* GOAL *
Without the images, write out the whole listing exactly.
>> Begin
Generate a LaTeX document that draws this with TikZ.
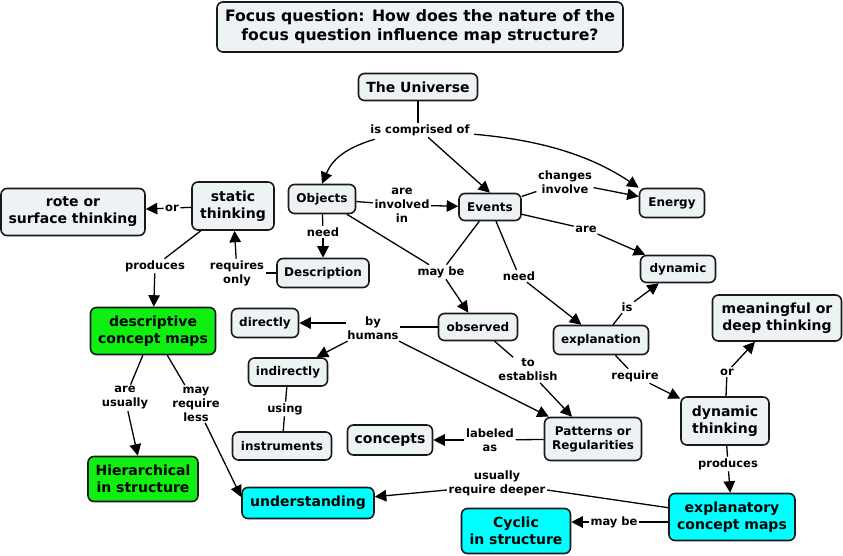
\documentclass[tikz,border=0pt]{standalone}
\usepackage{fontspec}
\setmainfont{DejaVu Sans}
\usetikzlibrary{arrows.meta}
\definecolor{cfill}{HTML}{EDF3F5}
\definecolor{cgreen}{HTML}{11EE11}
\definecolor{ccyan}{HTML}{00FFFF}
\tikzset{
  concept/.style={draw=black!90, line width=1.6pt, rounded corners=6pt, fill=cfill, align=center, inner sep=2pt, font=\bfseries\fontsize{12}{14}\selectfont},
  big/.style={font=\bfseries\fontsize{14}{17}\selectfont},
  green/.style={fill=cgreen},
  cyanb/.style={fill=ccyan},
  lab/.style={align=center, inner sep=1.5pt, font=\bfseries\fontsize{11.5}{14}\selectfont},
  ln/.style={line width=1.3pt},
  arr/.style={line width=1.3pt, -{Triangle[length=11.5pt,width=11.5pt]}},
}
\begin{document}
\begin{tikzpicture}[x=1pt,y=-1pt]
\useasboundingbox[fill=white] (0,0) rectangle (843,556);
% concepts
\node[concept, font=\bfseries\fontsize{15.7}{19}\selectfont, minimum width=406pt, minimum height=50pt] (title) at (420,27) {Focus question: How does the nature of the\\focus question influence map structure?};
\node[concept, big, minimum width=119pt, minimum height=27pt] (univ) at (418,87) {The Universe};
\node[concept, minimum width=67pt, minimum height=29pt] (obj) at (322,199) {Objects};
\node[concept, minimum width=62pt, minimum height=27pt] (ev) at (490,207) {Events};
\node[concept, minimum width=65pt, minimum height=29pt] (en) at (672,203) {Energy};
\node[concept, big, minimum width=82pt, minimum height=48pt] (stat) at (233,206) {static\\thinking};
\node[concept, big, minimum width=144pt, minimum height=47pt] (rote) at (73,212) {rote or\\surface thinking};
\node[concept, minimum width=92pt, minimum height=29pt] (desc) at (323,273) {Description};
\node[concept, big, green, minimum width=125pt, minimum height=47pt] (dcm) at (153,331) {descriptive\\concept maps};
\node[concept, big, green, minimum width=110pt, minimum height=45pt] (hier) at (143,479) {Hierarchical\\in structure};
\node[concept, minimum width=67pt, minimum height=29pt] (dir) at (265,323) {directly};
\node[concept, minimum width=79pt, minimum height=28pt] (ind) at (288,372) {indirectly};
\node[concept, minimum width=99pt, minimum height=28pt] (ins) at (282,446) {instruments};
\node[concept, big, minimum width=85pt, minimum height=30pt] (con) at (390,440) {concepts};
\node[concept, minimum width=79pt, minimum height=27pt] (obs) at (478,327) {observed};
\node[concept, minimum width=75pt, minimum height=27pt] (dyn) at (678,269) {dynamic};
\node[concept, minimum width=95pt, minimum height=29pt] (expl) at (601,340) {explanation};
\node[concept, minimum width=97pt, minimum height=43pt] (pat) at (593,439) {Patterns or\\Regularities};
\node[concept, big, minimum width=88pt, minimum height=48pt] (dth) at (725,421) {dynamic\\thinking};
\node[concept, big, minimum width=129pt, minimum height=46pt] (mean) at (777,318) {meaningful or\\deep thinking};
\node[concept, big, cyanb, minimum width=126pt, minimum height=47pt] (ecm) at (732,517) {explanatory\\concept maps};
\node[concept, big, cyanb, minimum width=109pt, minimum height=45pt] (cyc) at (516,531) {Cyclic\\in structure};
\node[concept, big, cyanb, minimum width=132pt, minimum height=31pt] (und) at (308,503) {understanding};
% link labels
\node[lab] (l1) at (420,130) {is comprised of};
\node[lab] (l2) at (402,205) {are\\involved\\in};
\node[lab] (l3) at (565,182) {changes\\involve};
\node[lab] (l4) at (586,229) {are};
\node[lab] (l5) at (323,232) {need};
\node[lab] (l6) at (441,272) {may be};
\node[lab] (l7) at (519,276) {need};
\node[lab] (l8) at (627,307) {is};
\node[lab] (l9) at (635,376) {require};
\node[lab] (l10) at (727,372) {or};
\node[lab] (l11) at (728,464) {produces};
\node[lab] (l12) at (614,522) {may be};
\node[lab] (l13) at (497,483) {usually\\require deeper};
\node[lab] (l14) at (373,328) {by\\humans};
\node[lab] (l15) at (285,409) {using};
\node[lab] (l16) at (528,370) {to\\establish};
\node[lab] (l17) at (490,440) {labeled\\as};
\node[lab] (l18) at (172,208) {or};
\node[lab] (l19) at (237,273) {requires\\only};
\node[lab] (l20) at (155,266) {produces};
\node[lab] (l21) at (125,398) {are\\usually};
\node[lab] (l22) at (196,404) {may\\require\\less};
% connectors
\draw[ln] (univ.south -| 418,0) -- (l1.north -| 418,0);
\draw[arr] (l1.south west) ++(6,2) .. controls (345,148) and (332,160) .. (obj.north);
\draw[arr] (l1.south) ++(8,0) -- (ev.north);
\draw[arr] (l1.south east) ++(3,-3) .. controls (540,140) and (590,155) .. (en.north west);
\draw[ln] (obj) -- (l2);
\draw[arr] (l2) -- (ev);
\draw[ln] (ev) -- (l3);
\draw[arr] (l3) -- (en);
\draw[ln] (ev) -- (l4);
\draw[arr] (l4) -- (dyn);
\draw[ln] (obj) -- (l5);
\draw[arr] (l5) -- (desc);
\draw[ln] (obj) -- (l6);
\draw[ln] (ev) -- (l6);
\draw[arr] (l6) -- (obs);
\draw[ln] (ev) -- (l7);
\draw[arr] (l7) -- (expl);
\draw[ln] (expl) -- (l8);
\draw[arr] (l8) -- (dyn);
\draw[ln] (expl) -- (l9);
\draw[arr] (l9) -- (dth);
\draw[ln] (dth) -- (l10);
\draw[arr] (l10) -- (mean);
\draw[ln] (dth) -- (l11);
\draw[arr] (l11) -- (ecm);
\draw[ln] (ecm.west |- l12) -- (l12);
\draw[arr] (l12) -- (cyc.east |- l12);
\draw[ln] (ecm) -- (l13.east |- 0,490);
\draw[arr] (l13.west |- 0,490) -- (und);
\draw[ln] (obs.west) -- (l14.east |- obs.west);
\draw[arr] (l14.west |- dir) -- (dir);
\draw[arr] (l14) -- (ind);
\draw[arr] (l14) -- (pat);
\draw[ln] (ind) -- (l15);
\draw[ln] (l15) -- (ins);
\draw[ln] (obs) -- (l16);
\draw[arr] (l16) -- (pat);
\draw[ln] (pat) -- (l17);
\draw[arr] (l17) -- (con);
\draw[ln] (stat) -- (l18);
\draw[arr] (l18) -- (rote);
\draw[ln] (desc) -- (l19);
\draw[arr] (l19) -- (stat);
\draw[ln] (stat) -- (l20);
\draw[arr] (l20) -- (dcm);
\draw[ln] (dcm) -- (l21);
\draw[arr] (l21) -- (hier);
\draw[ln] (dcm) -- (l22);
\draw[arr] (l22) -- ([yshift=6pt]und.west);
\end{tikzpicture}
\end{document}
>> End
* SOLUTION BELOW *
Generate a LaTeX document that draws this with TikZ.
\documentclass[tikz,border=0pt]{standalone}
\usepackage{fontspec}
\setmainfont{DejaVu Sans}
\usetikzlibrary{arrows.meta}
\definecolor{cfill}{HTML}{EDF3F5}
\definecolor{cgreen}{HTML}{11EE11}
\definecolor{ccyan}{HTML}{00FFFF}
\tikzset{
  concept/.style={draw=black!90, line width=1.6pt, rounded corners=6pt, fill=cfill, align=center, inner sep=2pt, font=\bfseries\fontsize{12}{14}\selectfont},
  big/.style={font=\bfseries\fontsize{14}{17}\selectfont},
  green/.style={fill=cgreen},
  cyanb/.style={fill=ccyan},
  lab/.style={align=center, inner sep=1.5pt, font=\bfseries\fontsize{11.5}{14}\selectfont},
  ln/.style={line width=1.3pt},
  arr/.style={line width=1.3pt, -{Triangle[length=11.5pt,width=11.5pt]}},
}
\begin{document}
\begin{tikzpicture}[x=1pt,y=-1pt]
\useasboundingbox[fill=white] (0,0) rectangle (843,556);
% concepts
\node[concept, font=\bfseries\fontsize{15.7}{19}\selectfont, minimum width=406pt, minimum height=50pt] (title) at (420,27) {Focus question: How does the nature of the\\focus question influence map structure?};
\node[concept, big, minimum width=119pt, minimum height=27pt] (univ) at (418,87) {The Universe};
\node[concept, minimum width=67pt, minimum height=29pt] (obj) at (322,199) {Objects};
\node[concept, minimum width=62pt, minimum height=27pt] (ev) at (490,207) {Events};
\node[concept, minimum width=65pt, minimum height=29pt] (en) at (672,203) {Energy};
\node[concept, big, minimum width=82pt, minimum height=48pt] (stat) at (233,206) {static\\thinking};
\node[concept, big, minimum width=144pt, minimum height=47pt] (rote) at (73,212) {rote or\\surface thinking};
\node[concept, minimum width=92pt, minimum height=29pt] (desc) at (323,273) {Description};
\node[concept, big, green, minimum width=125pt, minimum height=47pt] (dcm) at (153,331) {descriptive\\concept maps};
\node[concept, big, green, minimum width=110pt, minimum height=45pt] (hier) at (143,479) {Hierarchical\\in structure};
\node[concept, minimum width=67pt, minimum height=29pt] (dir) at (265,323) {directly};
\node[concept, minimum width=79pt, minimum height=28pt] (ind) at (288,372) {indirectly};
\node[concept, minimum width=99pt, minimum height=28pt] (ins) at (282,446) {instruments};
\node[concept, big, minimum width=85pt, minimum height=30pt] (con) at (390,440) {concepts};
\node[concept, minimum width=79pt, minimum height=27pt] (obs) at (478,327) {observed};
\node[concept, minimum width=75pt, minimum height=27pt] (dyn) at (678,269) {dynamic};
\node[concept, minimum width=95pt, minimum height=29pt] (expl) at (601,340) {explanation};
\node[concept, minimum width=97pt, minimum height=43pt] (pat) at (593,439) {Patterns or\\Regularities};
\node[concept, big, minimum width=88pt, minimum height=48pt] (dth) at (725,421) {dynamic\\thinking};
\node[concept, big, minimum width=129pt, minimum height=46pt] (mean) at (777,318) {meaningful or\\deep thinking};
\node[concept, big, cyanb, minimum width=126pt, minimum height=47pt] (ecm) at (732,517) {explanatory\\concept maps};
\node[concept, big, cyanb, minimum width=109pt, minimum height=45pt] (cyc) at (516,531) {Cyclic\\in structure};
\node[concept, big, cyanb, minimum width=132pt, minimum height=31pt] (und) at (308,503) {understanding};
% link labels
\node[lab] (l1) at (420,130) {is comprised of};
\node[lab] (l2) at (402,205) {are\\involved\\in};
\node[lab] (l3) at (565,182) {changes\\involve};
\node[lab] (l4) at (586,229) {are};
\node[lab] (l5) at (323,232) {need};
\node[lab] (l6) at (441,272) {may be};
\node[lab] (l7) at (519,276) {need};
\node[lab] (l8) at (627,307) {is};
\node[lab] (l9) at (635,376) {require};
\node[lab] (l10) at (727,372) {or};
\node[lab] (l11) at (728,464) {produces};
\node[lab] (l12) at (614,522) {may be};
\node[lab] (l13) at (497,483) {usually\\require deeper};
\node[lab] (l14) at (373,328) {by\\humans};
\node[lab] (l15) at (285,409) {using};
\node[lab] (l16) at (528,370) {to\\establish};
\node[lab] (l17) at (490,440) {labeled\\as};
\node[lab] (l18) at (172,208) {or};
\node[lab] (l19) at (237,273) {requires\\only};
\node[lab] (l20) at (155,266) {produces};
\node[lab] (l21) at (125,398) {are\\usually};
\node[lab] (l22) at (196,404) {may\\require\\less};
% connectors
\draw[ln] (univ.south -| 418,0) -- (l1.north -| 418,0);
\draw[arr] (l1.south west) ++(6,2) .. controls (345,148) and (332,160) .. (obj.north);
\draw[arr] (l1.south) ++(8,0) -- (ev.north);
\draw[arr] (l1.south east) ++(3,-3) .. controls (540,140) and (590,155) .. (en.north west);
\draw[ln] (obj) -- (l2);
\draw[arr] (l2) -- (ev);
\draw[ln] (ev) -- (l3);
\draw[arr] (l3) -- (en);
\draw[ln] (ev) -- (l4);
\draw[arr] (l4) -- (dyn);
\draw[ln] (obj) -- (l5);
\draw[arr] (l5) -- (desc);
\draw[ln] (obj) -- (l6);
\draw[ln] (ev) -- (l6);
\draw[arr] (l6) -- (obs);
\draw[ln] (ev) -- (l7);
\draw[arr] (l7) -- (expl);
\draw[ln] (expl) -- (l8);
\draw[arr] (l8) -- (dyn);
\draw[ln] (expl) -- (l9);
\draw[arr] (l9) -- (dth);
\draw[ln] (dth) -- (l10);
\draw[arr] (l10) -- (mean);
\draw[ln] (dth) -- (l11);
\draw[arr] (l11) -- (ecm);
\draw[ln] (ecm.west |- l12) -- (l12);
\draw[arr] (l12) -- (cyc.east |- l12);
\draw[ln] (ecm) -- (l13.east |- 0,490);
\draw[arr] (l13.west |- 0,490) -- (und);
\draw[ln] (obs.west) -- (l14.east |- obs.west);
\draw[arr] (l14.west |- dir) -- (dir);
\draw[arr] (l14) -- (ind);
\draw[arr] (l14) -- (pat);
\draw[ln] (ind) -- (l15);
\draw[ln] (l15) -- (ins);
\draw[ln] (obs) -- (l16);
\draw[arr] (l16) -- (pat);
\draw[ln] (pat) -- (l17);
\draw[arr] (l17) -- (con);
\draw[ln] (stat) -- (l18);
\draw[arr] (l18) -- (rote);
\draw[ln] (desc) -- (l19);
\draw[arr] (l19) -- (stat);
\draw[ln] (stat) -- (l20);
\draw[arr] (l20) -- (dcm);
\draw[ln] (dcm) -- (l21);
\draw[arr] (l21) -- (hier);
\draw[ln] (dcm) -- (l22);
\draw[arr] (l22) -- ([yshift=6pt]und.west);
\end{tikzpicture}
\end{document}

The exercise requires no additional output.